Marine geologist Philip Barnes from NIWA was at sea when the earthquake struck, on board the research vessel Tangaroa off the east coast of the lower North Island.
He was leading a team of 14 people studying the impacts of past earthquakes on the floor of the Hikurangi Trough, the vast deep basin that follows the plate boundary north from Kaikōura. They were taking cores of what are called ‘turbidites’: layers of debris from underwater landslides—‘turbidity currents’—that roar along the seabed after large earthquakes.
Because the heavier particles fall out first and the lighter ones settle over days and weeks, the cores look stripy, so it’s easy to see where one turbidite ends and another begins. They can also be dated. “We can build up high-resolution chronologies of when particular earthquakes affected that part of the sea floor—where, how big, what’s the recurrence between events, and, with a bit of luck, how much time since the last one,” says Barnes.
Now they had a chance to measure the effects of a large earthquake on the undersea environment, just days after the event. Conveniently, they had all the gear and expertise on board already, so they diverted the vessel to the Kaikōura coast.
In 2015, Barnes and colleagues had mapped parts of the underwater Needles Fault in detail, and they wanted to see if anything had changed. It had. The fault had slipped vertically by 1.4 metres and broken along 34 kilometres of seabed.
The Tangaroa team also drew up sediment cores, and soon found evidence that a brand-new turbidite had formed over a wide area of the Hikurangi Trough, 100–200 millimetres thick and extending 300 kilometres from Kaikōura. That means the earthquake must have caused massive submarine landslides, says Barnes—but until the offshore area is comprehensively surveyed, we won’t know where they occurred.
Joshu Mountjoy, also from NIWA, has spent years trying to understand the behaviour of these kinds of landslides—in particular, to establish the risk of one occurring at the head of the Kaikōura Canyon. Scoured out by sediment from Canterbury’s rivers, the canyon starts very close to shore in shallow water, quickly diving to 1200 metres deep: a big landslide here would cause a devastating tsunami.
That didn’t happen on November 14, despite the intense shaking and the Hundalee Fault forging offshore virtually into the canyon. That might suggest the risk isn’t as great as was once thought, Mountjoy says, but he hopes to take one of NIWA’s smaller vessels out this summer to find out just what has happened down there.
“This is probably the most dynamic canyon in New Zealand and the opportunity to see how it responds to an event like this is unprecedented in our lifetime,” he says. “There has been a lot of speculation about the influence of earthquakes and tectonics on submarine canyon development, but here’s an example where it’s just happened, and we can see what it does.”

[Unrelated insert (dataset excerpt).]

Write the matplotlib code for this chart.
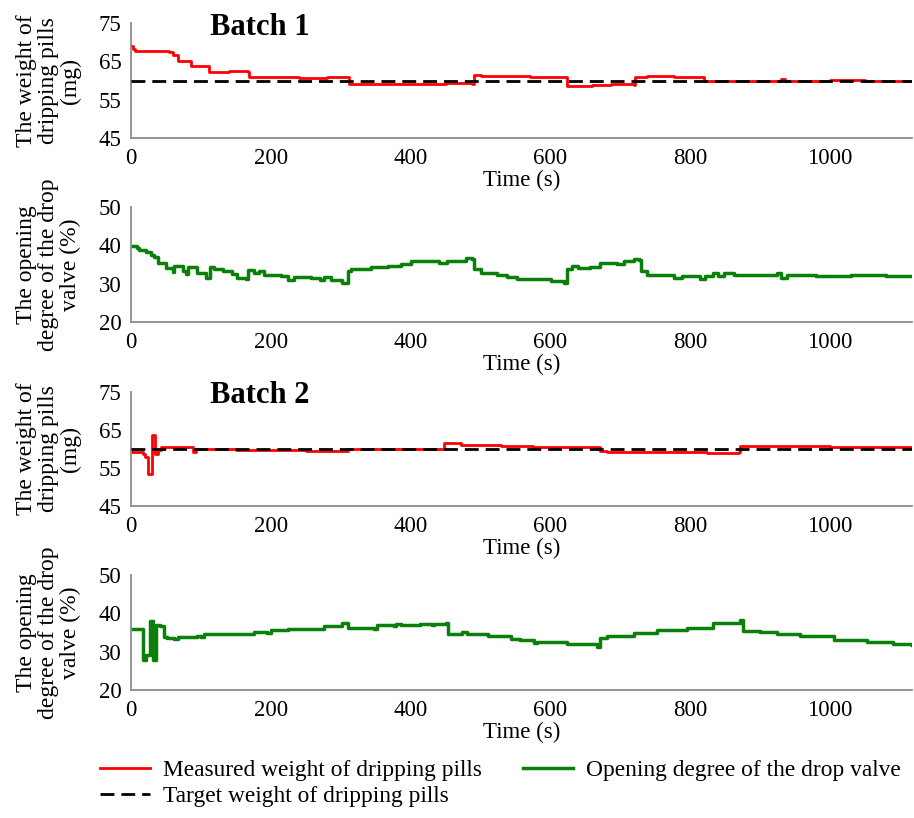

Mountjoy’s team will also try to resolve the last puzzle pieces of this earthquake’s complex fault story. What happened when the Hundalee Fault ran offshore, what undersea fault was triggered? And what lifted the Kaikōura Peninsula?

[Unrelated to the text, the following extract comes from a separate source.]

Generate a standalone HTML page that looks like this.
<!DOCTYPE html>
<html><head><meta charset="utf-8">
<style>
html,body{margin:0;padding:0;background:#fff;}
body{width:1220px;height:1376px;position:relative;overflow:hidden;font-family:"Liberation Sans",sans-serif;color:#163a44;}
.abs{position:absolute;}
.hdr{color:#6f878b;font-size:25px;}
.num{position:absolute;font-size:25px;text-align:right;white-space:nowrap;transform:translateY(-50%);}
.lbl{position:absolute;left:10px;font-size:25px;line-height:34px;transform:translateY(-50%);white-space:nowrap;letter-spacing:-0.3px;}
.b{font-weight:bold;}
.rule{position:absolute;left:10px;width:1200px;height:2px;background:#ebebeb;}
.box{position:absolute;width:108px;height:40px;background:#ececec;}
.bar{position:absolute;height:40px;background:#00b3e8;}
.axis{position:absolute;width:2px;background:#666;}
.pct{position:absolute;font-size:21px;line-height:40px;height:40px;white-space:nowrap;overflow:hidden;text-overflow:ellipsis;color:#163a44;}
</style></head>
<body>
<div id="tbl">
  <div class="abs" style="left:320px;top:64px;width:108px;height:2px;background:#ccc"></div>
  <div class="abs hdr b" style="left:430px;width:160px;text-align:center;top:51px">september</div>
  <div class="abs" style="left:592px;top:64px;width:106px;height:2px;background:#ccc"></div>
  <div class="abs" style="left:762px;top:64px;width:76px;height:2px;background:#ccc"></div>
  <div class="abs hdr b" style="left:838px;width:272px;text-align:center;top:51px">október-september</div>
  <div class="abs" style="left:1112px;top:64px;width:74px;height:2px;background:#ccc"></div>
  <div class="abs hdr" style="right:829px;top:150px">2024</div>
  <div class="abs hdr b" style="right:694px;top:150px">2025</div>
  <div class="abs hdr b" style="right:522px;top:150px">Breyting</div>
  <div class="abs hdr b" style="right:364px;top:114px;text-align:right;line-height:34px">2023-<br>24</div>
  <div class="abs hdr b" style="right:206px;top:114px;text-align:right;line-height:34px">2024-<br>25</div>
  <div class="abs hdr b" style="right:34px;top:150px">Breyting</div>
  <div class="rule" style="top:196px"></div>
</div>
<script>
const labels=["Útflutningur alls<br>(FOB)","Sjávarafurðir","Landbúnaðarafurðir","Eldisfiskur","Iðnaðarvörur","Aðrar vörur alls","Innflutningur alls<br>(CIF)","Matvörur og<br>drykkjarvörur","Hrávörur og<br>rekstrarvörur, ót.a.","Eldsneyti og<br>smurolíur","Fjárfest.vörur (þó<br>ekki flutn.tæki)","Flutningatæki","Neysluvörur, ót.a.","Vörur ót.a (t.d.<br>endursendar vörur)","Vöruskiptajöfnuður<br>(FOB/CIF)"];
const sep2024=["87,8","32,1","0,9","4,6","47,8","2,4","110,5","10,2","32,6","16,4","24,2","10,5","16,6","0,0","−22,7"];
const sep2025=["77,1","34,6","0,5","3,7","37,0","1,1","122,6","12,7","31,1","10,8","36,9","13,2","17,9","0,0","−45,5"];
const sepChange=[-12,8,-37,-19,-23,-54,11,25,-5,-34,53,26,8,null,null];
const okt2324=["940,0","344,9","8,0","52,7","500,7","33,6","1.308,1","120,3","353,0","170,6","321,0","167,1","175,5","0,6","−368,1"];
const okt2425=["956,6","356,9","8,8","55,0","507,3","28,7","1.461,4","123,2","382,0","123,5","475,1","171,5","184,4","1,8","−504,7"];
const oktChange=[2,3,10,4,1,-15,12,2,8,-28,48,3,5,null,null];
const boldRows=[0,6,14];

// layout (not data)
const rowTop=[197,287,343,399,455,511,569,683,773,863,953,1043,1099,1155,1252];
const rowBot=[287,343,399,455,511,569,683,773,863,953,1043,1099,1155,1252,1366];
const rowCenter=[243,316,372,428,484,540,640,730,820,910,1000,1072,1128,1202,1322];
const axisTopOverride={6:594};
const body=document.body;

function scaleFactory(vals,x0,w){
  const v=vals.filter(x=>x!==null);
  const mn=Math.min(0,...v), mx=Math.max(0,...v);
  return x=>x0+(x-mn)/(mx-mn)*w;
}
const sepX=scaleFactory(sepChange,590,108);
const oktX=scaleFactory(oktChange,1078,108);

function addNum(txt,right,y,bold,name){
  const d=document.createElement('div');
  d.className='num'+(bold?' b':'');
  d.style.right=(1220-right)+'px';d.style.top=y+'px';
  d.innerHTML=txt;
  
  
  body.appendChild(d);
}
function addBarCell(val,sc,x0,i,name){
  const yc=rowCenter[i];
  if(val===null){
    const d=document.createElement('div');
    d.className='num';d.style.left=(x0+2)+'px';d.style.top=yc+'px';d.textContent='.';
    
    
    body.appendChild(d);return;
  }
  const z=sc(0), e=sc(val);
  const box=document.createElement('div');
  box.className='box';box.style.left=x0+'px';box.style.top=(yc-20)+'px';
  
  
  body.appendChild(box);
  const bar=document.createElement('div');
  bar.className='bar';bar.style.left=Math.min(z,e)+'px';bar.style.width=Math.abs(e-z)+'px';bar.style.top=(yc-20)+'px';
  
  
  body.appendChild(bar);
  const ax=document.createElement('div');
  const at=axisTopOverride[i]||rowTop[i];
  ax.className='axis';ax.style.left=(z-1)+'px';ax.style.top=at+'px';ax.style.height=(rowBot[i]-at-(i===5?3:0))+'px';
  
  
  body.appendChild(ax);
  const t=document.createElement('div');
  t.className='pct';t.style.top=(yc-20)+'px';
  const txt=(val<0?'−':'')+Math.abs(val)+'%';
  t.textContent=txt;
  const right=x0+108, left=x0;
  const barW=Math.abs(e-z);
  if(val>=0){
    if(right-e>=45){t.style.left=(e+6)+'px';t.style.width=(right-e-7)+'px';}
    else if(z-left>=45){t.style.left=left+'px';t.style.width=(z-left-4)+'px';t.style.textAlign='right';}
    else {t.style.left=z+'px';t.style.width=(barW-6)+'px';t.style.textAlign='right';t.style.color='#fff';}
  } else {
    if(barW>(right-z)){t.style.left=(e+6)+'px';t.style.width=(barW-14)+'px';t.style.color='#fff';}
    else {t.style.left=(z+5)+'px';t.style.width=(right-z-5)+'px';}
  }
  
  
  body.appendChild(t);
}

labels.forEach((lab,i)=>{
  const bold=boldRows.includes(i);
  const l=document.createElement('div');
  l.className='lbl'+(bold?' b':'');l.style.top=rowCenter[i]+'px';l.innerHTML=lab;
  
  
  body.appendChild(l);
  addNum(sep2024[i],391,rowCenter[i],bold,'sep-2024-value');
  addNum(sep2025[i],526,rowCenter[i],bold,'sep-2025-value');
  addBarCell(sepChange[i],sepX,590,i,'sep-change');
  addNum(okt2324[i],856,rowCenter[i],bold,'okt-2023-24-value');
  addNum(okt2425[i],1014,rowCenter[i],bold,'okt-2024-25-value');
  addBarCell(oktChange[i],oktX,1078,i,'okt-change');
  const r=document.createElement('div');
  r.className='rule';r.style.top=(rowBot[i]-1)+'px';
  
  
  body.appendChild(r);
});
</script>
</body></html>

These are the detailed questions that underlie the big puzzles of geology—and plenty of those, too, remain unanswered. How do earthquakes leap from one fault to another? How exactly did the Kaikōura Earthquake influence other seismic activity, like Rotorua’s reawakened geyser and the Hawke’s Bay slow-slip earthquake? And is ‘The Big One’—the anticipated magnitude-8 rupture on the Alpine Fault—more or less likely now? Did it ease stresses on the fault, or make them worse? (See sidebar.)

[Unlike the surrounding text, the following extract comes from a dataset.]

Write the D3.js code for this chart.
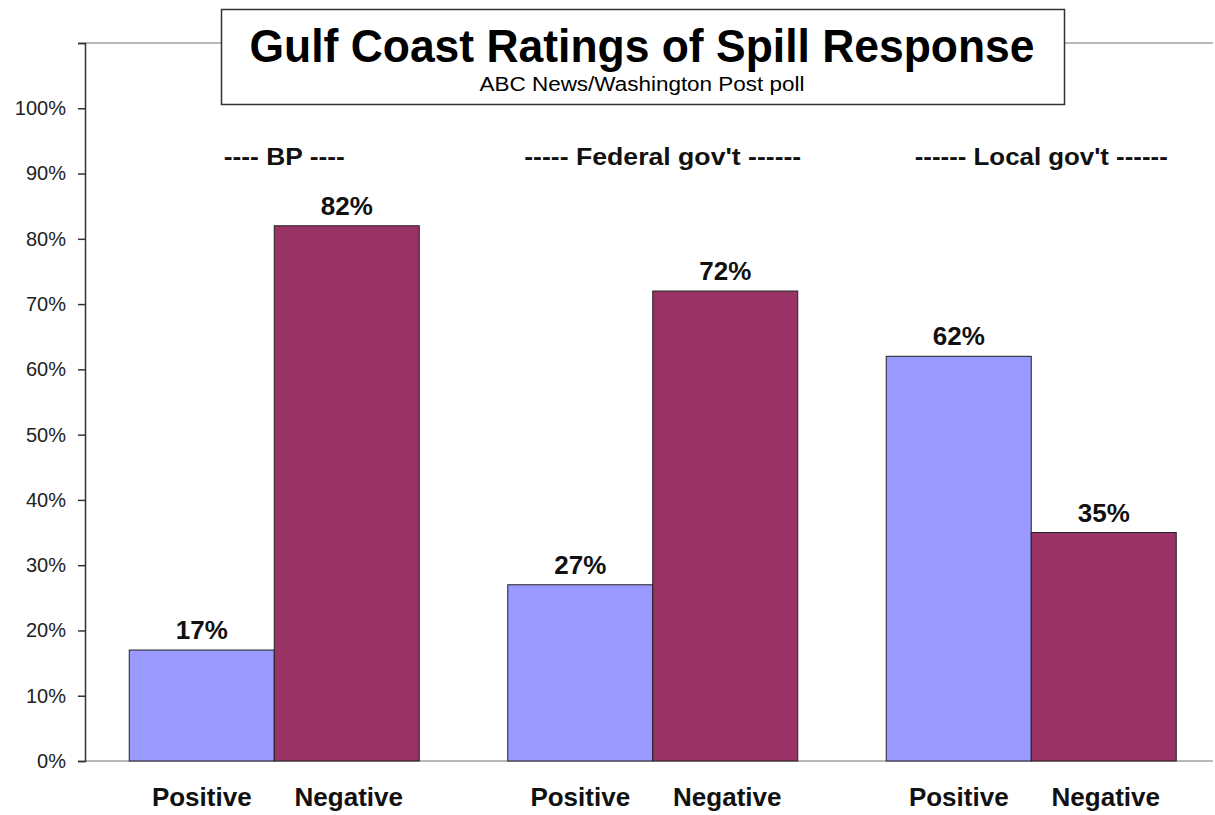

If anything, the mysteries of the Kaikōura Earthquake have underscored just how complex the Earth’s processes are. The detail gathered by the marine, uplift, fault, seismology and other science teams over the coming weeks and months, each a tiny fragment of a million-piece puzzle, will add incrementally to our understanding of how this plate boundary works.
Predicting with confidence where and when an earthquake will happen is the holy grail of this field of geology, and it’s still a long way off.
In the late afternoon we reach Waipapa Bay. It’s the end of the road, the highway comprehensively buried in a series of huge slips. It’s also the site of the most striking coastal uplift. In most places, the seabed was elevated two to three metres. Here, where twin traces of the Papatea Fault split to the shore, they forced a 700-metre stretch of coastline five and a half metres out of the sea.
That sudden thrusting extrusion is hard to imagine—what must it have looked like in the moonlight, as tonnes of solid rock leapt from the seabed, sloughing off the ocean? Ten days on, limp tresses of dying kelp lie stinking on the rocks, and seabirds fight over the banquet raised up for them. There is still a sense something dramatic happened here, but it’s fading. Soon, it will seem that it has always been this way.
This is the great illusion of our landscape—it feels so solid, so permanent, but it is made in violence and constant change.
At the beach we find Jane and Derrick Millton, the Clarence valley farmers whose landslide-stranded cows made international news. An entire hillside has collapsed onto their property, a slip 300 metres high and a kilometre across, Derrick says. They’ve come down to show a friend what’s happened to their local bay.
Jane Millton was born here, spent most of her life here. “The second day after the earthquake I was so sad… But then I had this funny feeling that it’s quite exciting—what a privilege in my lifetime to see something I know so well, now so different.” But the novelty is wearing off. “The first few days, you’re buzzing on adrenalin, and then it hits you—the emotion and the tiredness and the reality of the massive job ahead of you to tidy it all up.”
She looks out at the unfamiliar beach. “It’s a pretty special place. It will be again. It’s just a bit broken.”